#CharlieHebdo : le temps des questions de fond
Après le temps légitime et naturel de la profonde émotion viendra le temps des questions de fond. Dans ce cadre, 4 domaines vont mériter une attention particulière.
1) L'Etat de droit : la coutume est d'indiquer que la crise c'est souvent d'abord la crise de l'Etat de droit. Au sein d'un dispositif très complet et remarquablement équilibré progressivement élaboré en France va naître une question : la dangerosité peut-elle remplacer le passage à l'acte ? C'est une question d'une extrême importance. Tout l'édifice juridique français repose sur le passage à l'acte. Reconnaître un espace nouveau à la seule notion de dangerosité serait une évolution (passagère ?) marquant un tournant majeur.
2) L'interrogation sur certaines Institutions : c'est le cas plus particulièrement de l'Ecole et de la Prison. De nombreux témoignages d'enseignants font état de "réactions" lors de "minutes de silence" dans de telles circonstances. Quelles suites sont données à ces marqueurs importants et semble-t-il considérablement répandus ?
Il en est de même de la Prison.
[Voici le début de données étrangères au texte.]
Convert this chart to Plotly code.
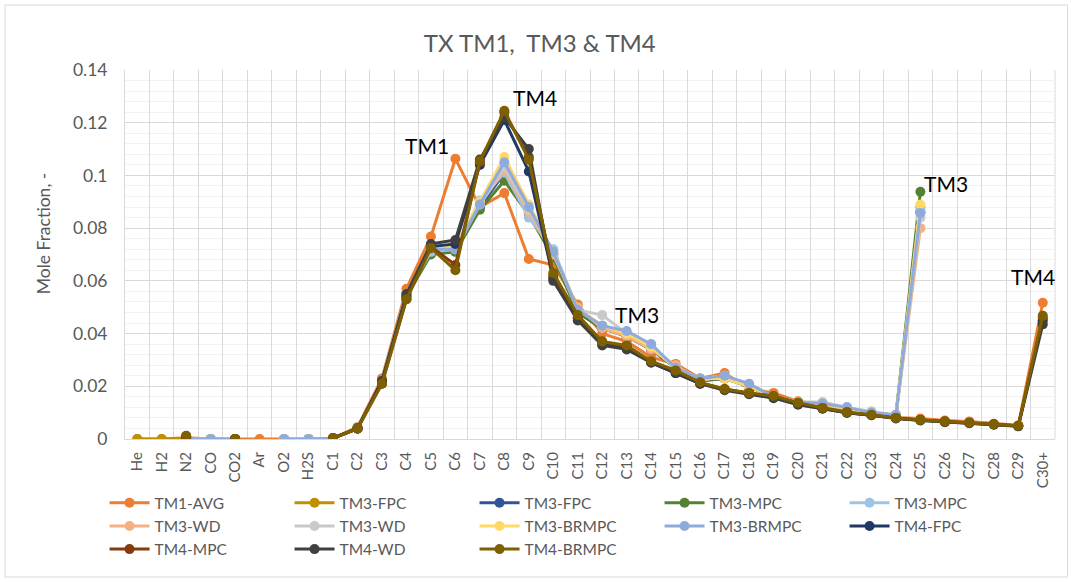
import plotly.graph_objects as go

# Components along the x axis
categories = ["He", "H2", "N2", "CO", "CO2", "Ar", "O2", "H2S", "C1", "C2", "C3", "C4",
              "C5", "C6", "C7", "C8", "C9", "C10", "C11", "C12", "C13", "C14", "C15",
              "C16", "C17", "C18", "C19", "C20", "C21", "C22", "C23", "C24", "C25",
              "C26", "C27", "C28", "C29", "C30+"]

N = None

# Mole fractions per sample (None = component not reported)
tm1_avg = [0, 0, 0.0005, 0, 0, 0, 0, 0,
           0.0003, 0.0045, 0.023, 0.057, 0.0768, 0.1063, 0.088, 0.0933, 0.0683, 0.066,
           0.051, 0.040, 0.037, 0.031, 0.0285, 0.023, 0.025, 0.019, 0.0175, 0.0143,
           0.012, 0.0105, 0.0095, 0.0082, 0.0078, 0.007, 0.0066, 0.0058, 0.0052, 0.0517]

tm3_fpc_a = [0, 0, 0.0003, 0, 0, N, 0, 0,
             0.0003, 0.004, 0.022, 0.055, 0.072, 0.072, 0.089, 0.103, 0.087, 0.070,
             0.049, 0.043, 0.039, 0.034, 0.027, 0.0225, 0.023, 0.020, 0.016, 0.014,
             0.0135, 0.0115, 0.010, 0.009, 0.088, N, N, N, N, N]

tm3_fpc_b = [N, N, 0.0002, 0, 0, N, 0, 0,
             0.0003, 0.004, 0.022, 0.055, 0.071, 0.072, 0.088, 0.101, 0.086, 0.070,
             0.048, 0.042, 0.039, 0.034, 0.027, 0.022, 0.023, 0.020, 0.016, 0.014,
             0.013, 0.0115, 0.010, 0.009, 0.086, N, N, N, N, N]

tm3_mpc_a = [N, N, 0.0002, 0, 0, N, 0, 0,
             0.0003, 0.004, 0.022, 0.054, 0.070, 0.071, 0.087, 0.098, 0.085, 0.069,
             0.048, 0.042, 0.039, 0.034, 0.027, 0.022, 0.023, 0.020, 0.016, 0.014,
             0.013, 0.0115, 0.010, 0.009, 0.0938, N, N, N, N, N]

tm3_mpc_b = [N, N, 0.0002, 0, 0, N, 0, 0,
             0.0003, 0.004, 0.022, 0.055, 0.071, 0.072, 0.0905, 0.101, 0.084, 0.072,
             0.049, 0.043, 0.040, 0.035, 0.027, 0.023, 0.023, 0.020, 0.016, 0.014,
             0.0135, 0.012, 0.010, 0.009, 0.087, N, N, N, N, N]

tm3_wd_a = [N, N, 0.0002, 0, 0, N, 0, 0,
            0.0003, 0.004, 0.022, 0.055, 0.072, 0.072, 0.089, 0.102, 0.086, 0.070,
            0.050, 0.042, 0.039, 0.034, 0.028, 0.022, 0.024, 0.020, 0.016, 0.014,
            0.013, 0.0115, 0.010, 0.009, 0.080, N, N, N, N, N]

tm3_wd_b = [N, N, 0.0002, 0, 0, N, 0, 0,
            0.0003, 0.004, 0.022, 0.055, 0.072, 0.072, 0.089, 0.103, 0.087, 0.071,
            0.049, 0.047, 0.040, 0.035, 0.027, 0.023, 0.024, 0.020, 0.016, 0.014,
            0.014, 0.012, 0.0105, 0.009, 0.084, N, N, N, N, N]

tm3_brmpc_a = [N, N, 0.0002, 0, 0, N, 0, 0,
               0.0003, 0.004, 0.022, 0.055, 0.072, 0.073, 0.090, 0.107, 0.089, 0.071,
               0.049, 0.043, 0.040, 0.035, 0.027, 0.023, 0.023, 0.020, 0.016, 0.014,
               0.0135, 0.0115, 0.010, 0.009, 0.089, N, N, N, N, N]

tm3_brmpc_b = [N, N, 0.0002, 0, 0, N, 0, 0,
               0.0003, 0.004, 0.022, 0.055, 0.072, 0.072, 0.089, 0.105, 0.088, 0.071,
               0.049, 0.043, 0.041, 0.036, 0.027, 0.023, 0.024, 0.021, 0.016, 0.014,
               0.0135, 0.012, 0.010, 0.0092, 0.0857, N, N, N, N, N]

tm4_fpc = [N, N, 0, N, 0, N, N, N,
           0.0003, 0.004, 0.022, 0.054, 0.073, 0.074, 0.104, 0.121, 0.1015, 0.061,
           0.046, 0.036, 0.035, 0.029, 0.025, 0.021, 0.0188, 0.0172, 0.0158, 0.0133,
           0.0116, 0.010, 0.009, 0.0079, 0.0071, 0.0065, 0.0061, 0.0055, 0.0049, 0.045]

tm4_mpc = [N, N, 0.001, N, 0, N, N, N,
           0.0003, 0.004, 0.021, 0.053, 0.073, 0.066, 0.105, 0.124, 0.107, 0.062,
           0.046, 0.037, 0.035, 0.029, 0.0258, 0.0213, 0.019, 0.0174, 0.0162, 0.0136,
           0.0117, 0.0101, 0.0091, 0.008, 0.0072, 0.0066, 0.0062, 0.0056, 0.005, 0.046]

tm4_wd = [N, N, 0.0008, N, 0, N, N, N,
          0.0003, 0.004, 0.022, 0.055, 0.074, 0.0755, 0.106, 0.122, 0.110, 0.060,
          0.045, 0.0355, 0.034, 0.029, 0.025, 0.021, 0.0185, 0.017, 0.0155, 0.013,
          0.0115, 0.010, 0.009, 0.0078, 0.007, 0.0064, 0.006, 0.0054, 0.0048, 0.0435]

tm4_brmpc = [N, N, 0.0012, N, 0, N, N, N,
             0.0003, 0.004, 0.021, 0.053, 0.0725, 0.064, 0.1055, 0.1245, 0.106, 0.063,
             0.047, 0.037, 0.0355, 0.0295, 0.026, 0.0215, 0.019, 0.0175, 0.0163, 0.0138,
             0.0118, 0.0102, 0.0092, 0.008, 0.0072, 0.0066, 0.0062, 0.0056, 0.005, 0.0468]

series = [
    ("TM1-AVG", tm1_avg, "#ED7D31"),
    ("TM3-FPC", tm3_fpc_a, "#BF9000"),
    ("TM3-FPC", tm3_fpc_b, "#2F5597"),
    ("TM3-MPC", tm3_mpc_a, "#548235"),
    ("TM3-MPC", tm3_mpc_b, "#9DC3E6"),
    ("TM3-WD", tm3_wd_a, "#F4B183"),
    ("TM3-WD", tm3_wd_b, "#C9C9C9"),
    ("TM3-BRMPC", tm3_brmpc_a, "#FFD966"),
    ("TM3-BRMPC", tm3_brmpc_b, "#8FAADC"),
    ("TM4-FPC", tm4_fpc, "#1F3864"),
    ("TM4-MPC", tm4_mpc, "#843C0C"),
    ("TM4-WD", tm4_wd, "#404040"),
    ("TM4-BRMPC", tm4_brmpc, "#7F6000"),
]

FONT = "Lato"
GREY = "#595959"

fig = go.Figure()
for name, vals, color in series:
    fig.add_trace(go.Scatter(
        x=categories, y=vals, name=name, mode="lines+markers",
        line=dict(color=color, width=3),
        marker=dict(color=color, size=10, symbol="circle"),
        connectgaps=False,
    ))

# Sample group labels on the curves
labels = [("TM1", 11.85, 0.1115), ("TM4", 16.25, 0.1294), ("TM3", 20.4, 0.0474),
          ("TM3", 33.05, 0.0971), ("TM4", 36.6, 0.0618)]
for text, xi, yv in labels:
    fig.add_annotation(x=xi, y=yv, text=text, showarrow=False,
                       font=dict(family=FONT, size=21, color="#000000"))

# Value axis title
fig.add_annotation(xref="paper", yref="paper", x=-0.088, y=0.558, text="Mole Fraction, -",
                   textangle=-90, showarrow=False, xanchor="center", yanchor="middle",
                   font=dict(family=FONT, size=17.5, color=GREY))

# Outer chart frame
fig.add_shape(type="rect", xref="paper", yref="paper",
              x0=-0.129, x1=1.0135, y0=-0.374, y1=1.176,
              line=dict(color="#D9D9D9", width=1), layer="below")
# Right border of the plot area
fig.add_shape(type="line", xref="paper", yref="paper", x0=1, x1=1, y0=0, y1=1,
              line=dict(color="#D9D9D9", width=1), layer="below")

fig.update_layout(
    width=1071, height=582,
    margin=dict(l=125, r=16, t=70, b=143),
    paper_bgcolor="white", plot_bgcolor="white",
    font=dict(family=FONT, color=GREY),
    title=dict(text="TX TM1,  TM3 & TM4", x=0.504, xref="container", xanchor="center",
               y=0.925, yanchor="middle",
               font=dict(family=FONT, size=24, color=GREY)),
    showlegend=True,
    legend=dict(orientation="h", x=-0.022, y=-0.128, xanchor="left", yanchor="top",
                font=dict(family=FONT, size=15.5, color=GREY),
                entrywidth=130, entrywidthmode="pixels",
                tracegroupgap=0, itemwidth=40, bgcolor="rgba(0,0,0,0)"),
    xaxis=dict(type="category", tickson="boundaries", showgrid=True,
               gridcolor="#D9D9D9", gridwidth=1, showline=True, linecolor="#D9D9D9",
               mirror=False, ticks="", tickangle=-90, ticklabelstandoff=6,
               tickfont=dict(family=FONT, size=15, color=GREY),
               range=[-0.5, len(categories) - 0.5]),
    yaxis=dict(range=[0, 0.14], dtick=0.02, showgrid=True, gridcolor="#D9D9D9",
               gridwidth=1, zeroline=False, showline=True, linecolor="#D9D9D9",
               ticks="", tickformat="~g", ticklabelstandoff=13,
               tickfont=dict(family=FONT, size=17.5, color=GREY),
               minor=dict(dtick=0.004, showgrid=True, gridcolor="#F2F2F2", gridwidth=1)),
)

fig.write_html("out.html")
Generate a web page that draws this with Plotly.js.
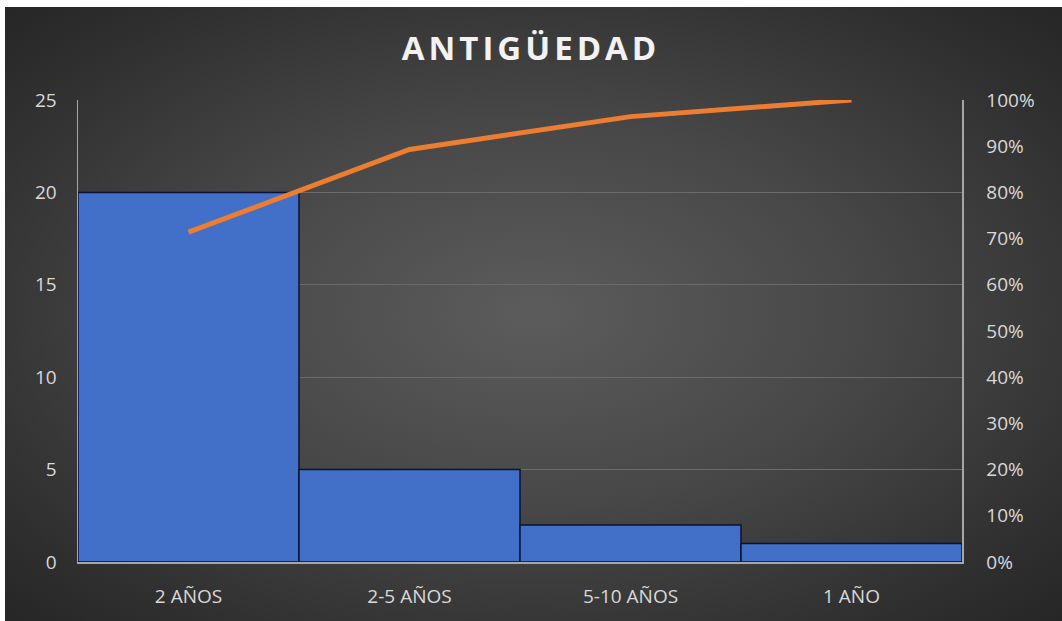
<!DOCTYPE html>
<html>
<head>
<meta charset="utf-8">
<script src="https://cdn.plot.ly/plotly-3.0.1.min.js"></script>
<style>
  html, body { margin: 0; padding: 0; background: #ffffff; width: 1062px; height: 621px; overflow: hidden; }
  #bg { position: absolute; left: 5px; top: 7px; width: 1057px; height: 614px;
        background: radial-gradient(ellipse at 50% 50%, #5c5c5c 0%, #474747 45%, #2e2e2e 85%, #262626 100%); }
  #chart { position: absolute; left: 0; top: 0; width: 1062px; height: 621px; }
  #chart .gtitle { letter-spacing: 4px; }
</style>
</head>
<body>
<div id="bg"></div>
<div id="chart"></div>
<script>
const categories = ["2 AÑOS", "2-5 AÑOS", "5-10 AÑOS", "1 AÑO"];
const counts = [20, 5, 2, 1];
const cumulativePct = [0.714, 0.893, 0.964, 1.0];
const leftTicks = [0, 5, 10, 15, 20, 25];
const rightTicks = [0, 0.1, 0.2, 0.3, 0.4, 0.5, 0.6, 0.7, 0.8, 0.9, 1.0];
const rightTickText = ["0%", "10%", "20%", "30%", "40%", "50%", "60%", "70%", "80%", "90%", "100%"];

const fontFam = "'Open Sans', 'Noto Sans', sans-serif";

const traces = [
  {
    type: "bar",
    x: categories,
    y: counts,
    marker: { color: "#4270c8", line: { color: "#0b1233", width: 1.5 } },
    hoverinfo: "x+y",
    showlegend: false
  },
  {
    type: "scatter",
    mode: "lines",
    x: categories,
    y: cumulativePct,
    yaxis: "y2",
    line: { color: "#ed7d31", width: 5 },
    showlegend: false
  }
];

const layout = {
  width: 1062,
  height: 621,
  paper_bgcolor: "rgba(0,0,0,0)",
  plot_bgcolor: "rgba(0,0,0,0)",
  margin: { l: 78, r: 100, t: 100, b: 59 },
  bargap: 0,
  title: {
    text: "<b>ANTIGÜEDAD</b>",
    font: { family: fontFam, size: 33, color: "#f2f2f2" },
    x: 0.5, xanchor: "center",
    y: 0.922, yanchor: "middle"
  },
  xaxis: {
    type: "category",
    showgrid: false,
    showline: true,
    linecolor: "#a6a6a6",
    linewidth: 1.5,
    ticks: "",
    tickfont: { family: fontFam, size: 19, color: "#d9d9d9" },
    ticklabelstandoff: 17,
    fixedrange: true
  },
  yaxis: {
    range: [0, 25],
    tickvals: leftTicks,
    showgrid: true,
    gridcolor: "#6b6b6b",
    gridwidth: 1,
    showline: true,
    linecolor: "#a6a6a6",
    linewidth: 1.5,
    zeroline: false,
    ticks: "",
    tickfont: { family: fontFam, size: 19, color: "#d9d9d9" },
    ticklabelstandoff: 16,
    fixedrange: true
  },
  yaxis2: {
    overlaying: "y",
    side: "right",
    range: [0, 1],
    tickvals: rightTicks,
    ticktext: rightTickText,
    showgrid: false,
    showline: true,
    linecolor: "#a6a6a6",
    linewidth: 1.5,
    zeroline: false,
    ticks: "",
    tickfont: { family: fontFam, size: 19, color: "#d9d9d9" },
    ticklabelstandoff: 19,
    fixedrange: true
  }
};

Plotly.newPlot("chart", traces, layout, { displayModeBar: false, staticPlot: true });
</script>
</body>
</html>
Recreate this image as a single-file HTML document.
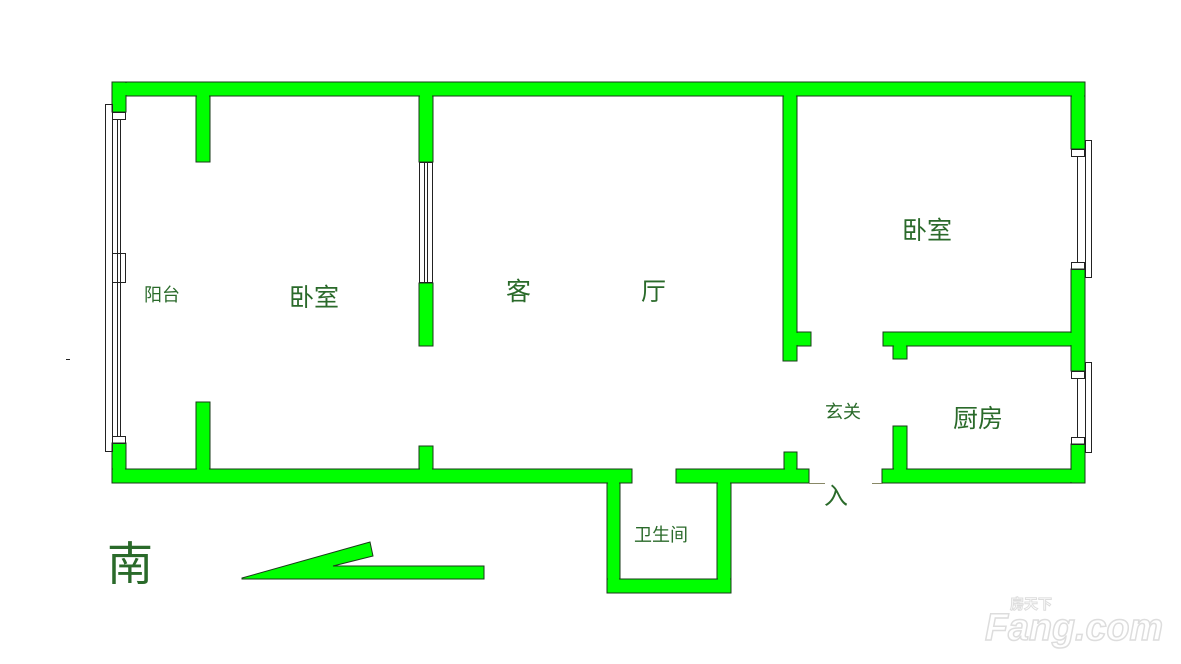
<!DOCTYPE html>
<html><head><meta charset="utf-8"><style>
html,body{margin:0;padding:0;background:#fff;}
svg{display:block}
text{font-family:"Liberation Sans","Noto Sans CJK SC",sans-serif;fill:#2a6a2a}
</style></head><body>
<svg width="1181" height="664" viewBox="0 0 1181 664" xmlns="http://www.w3.org/2000/svg">
<g fill="#00ff00" stroke="#1a3a1a" stroke-width="1">
<rect x="112" y="82" width="973" height="14"/>
<rect x="112" y="82" width="14" height="30"/>
<rect x="112" y="443" width="14" height="40"/>
<rect x="112" y="469" width="520" height="14"/>
<rect x="676" y="469" width="133" height="14"/>
<rect x="882" y="469" width="203" height="14"/>
<rect x="196" y="96" width="14" height="66"/>
<rect x="196" y="402" width="14" height="67"/>
<rect x="419" y="96" width="14" height="66"/>
<rect x="419" y="283" width="14" height="63"/>
<rect x="419" y="446" width="14" height="23"/>
<rect x="783" y="96" width="14" height="265"/>
<rect x="797" y="332" width="14" height="14"/>
<rect x="784" y="452" width="13" height="17"/>
<rect x="883" y="332" width="188" height="14"/>
<rect x="893" y="346" width="14" height="13"/>
<rect x="893" y="426" width="14" height="43"/>
<rect x="1071" y="96" width="14" height="53"/>
<rect x="1071" y="269" width="14" height="102"/>
<rect x="1071" y="444" width="14" height="39"/>
<rect x="607" y="483" width="13" height="110"/>
<rect x="717" y="483" width="14" height="110"/>
<rect x="607" y="579" width="124" height="14"/>
<polygon points="242,578 370,542 373,556 333,566 484,566 484,579 242,579"/>
</g>
<g fill="#00ff00">
<rect x="113" y="83" width="12" height="28"/>
<rect x="113" y="444" width="12" height="38"/>
<rect x="113" y="470" width="518" height="12"/>
<rect x="197" y="83" width="12" height="78"/>
<rect x="197" y="403" width="12" height="79"/>
<rect x="420" y="83" width="12" height="78"/>
<rect x="420" y="447" width="12" height="35"/>
<rect x="784" y="83" width="12" height="277"/>
<rect x="784" y="333" width="26" height="12"/>
<rect x="785" y="453" width="11" height="29"/>
<rect x="677" y="470" width="131" height="12"/>
<rect x="883" y="470" width="201" height="12"/>
<rect x="884" y="333" width="200" height="12"/>
<rect x="894" y="333" width="12" height="25"/>
<rect x="894" y="427" width="12" height="55"/>
<rect x="1072" y="83" width="12" height="65"/>
<rect x="1072" y="270" width="12" height="100"/>
<rect x="1072" y="445" width="12" height="37"/>
<rect x="608" y="470" width="11" height="122"/>
<rect x="718" y="470" width="12" height="122"/>
<rect x="608" y="580" width="122" height="12"/>
<rect x="113" y="83" width="971" height="12"/>
</g>
<g fill="none" stroke="#222" stroke-width="1">
<rect x="105.5" y="104.5" width="7" height="347"/>
<rect x="112.5" y="112.5" width="13" height="7"/>
<rect x="112.5" y="436.5" width="13" height="7"/>
<rect x="112.5" y="253.5" width="13" height="29"/>
<line x1="117.5" y1="119" x2="117.5" y2="437"/>
<line x1="120.5" y1="119" x2="120.5" y2="437"/>
<rect x="419.5" y="162.5" width="13" height="120"/>
<line x1="424.5" y1="162" x2="424.5" y2="283"/>
<line x1="427.5" y1="162" x2="427.5" y2="283"/>
<rect x="1085.5" y="140.5" width="6" height="137"/>
<rect x="1071.5" y="149.5" width="13" height="7"/>
<rect x="1071.5" y="262.5" width="13" height="7"/>
<line x1="1077.5" y1="156" x2="1077.5" y2="263"/>
<rect x="1085.5" y="362.5" width="6" height="90"/>
<rect x="1071.5" y="371.5" width="13" height="7"/>
<rect x="1071.5" y="437.5" width="13" height="7"/>
<line x1="1077.5" y1="378" x2="1077.5" y2="438"/>
<line x1="809" y1="483.5" x2="825" y2="483.5" stroke="#886"/>
<line x1="872" y1="483.5" x2="883" y2="483.5" stroke="#886"/>
<line x1="66" y1="359.5" x2="70" y2="359.5"/>
</g>
<text x="144" y="301" font-size="18">阳台</text>
<text x="289" y="306" font-size="25">卧室</text>
<text x="506" y="300" font-size="25">客</text>
<text x="641" y="300" font-size="25">厅</text>
<text x="902" y="239" font-size="25">卧室</text>
<text x="825" y="418" font-size="18">玄关</text>
<text x="953" y="427" font-size="25">厨房</text>
<text x="634" y="541" font-size="18">卫生间</text>
<text x="824" y="504" font-size="24">入</text>
<text x="107" y="580" font-size="46">南</text>
<text x="1010" y="609" font-size="14" font-weight="bold" style="fill:#fff;stroke:#ddd;stroke-width:1">房天下</text>
<text x="985" y="640" font-size="38" font-weight="bold" font-style="italic" textLength="178" lengthAdjust="spacingAndGlyphs" style="fill:#fff;stroke:#ddd;stroke-width:1.5">Fang.com</text>
</svg>
</body></html>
Comment une Institution peut-elle rendre à la société un individu encore plus redoutable que dans ses conditions d'entrée ? L'état matériel des prisons, les fonctions exercées à l'intérieur, les moyens humains doivent être considérablement révisés après des alertes multiples, anciennes et récurrentes en la matière.
3) La clarté dans certaines relations internationales : des implications d'Etats doivent être clarifiées et la communauté internationale doit probablement veiller à sortir de certaines "facilités" d'acceptations de comportements "multiples".
4) La notion même de "liberté d'expression" : en réalité, beaucoup d'Etats dont les Etats-Unis ont un cadre juridique classique beaucoup plus tolérant en faveur de la liberté d'expression que le cadre juridique français où la liberté d'expression demeure très "encadrée" notamment par les protections "d'injures" ou de "diffamations".
Mais il y a une spécificité en France qui est le "droit à la dérision". Derrière cette notion, c'est presque davantage la valeur d'égalité que celle de liberté qui est le socle. L'idée est que même ce qu'il y a de plus puissant, a priori "intouchable", peut faire l'objet de "dérision". La "dérision" est alors tellement forte qu'elle échappe aux frontières classiques de l'injure ou de la diffamation. C'était le "coeur de métier de Charlie Hebdo". C'est d'ailleurs un "coeur de métier" qui a été peu suivi ailleurs dans des circonstances comparables. Hier aux Etats-Unis, des supports journalistiques importants ont publié des ex-unes de Charlie Hebdo mais floutées. C'est un choix qui mérite l'examen et la réflexion.
Dans les prochaines semaines, si les pouvoirs publics et l'opinion veulent tirer toutes les conséquences des drames de ces derniers jours, ils devront se positionner sur ces questions de fond.
Et parfois, notamment sur la frontière entre la dangerosité et le passage à l'acte, probablement faire preuve de beaucoup de pédagogie pour défendre des approches juridiques nuancées qui, dans le temps, ont été des avancées pour les libertés individuelles.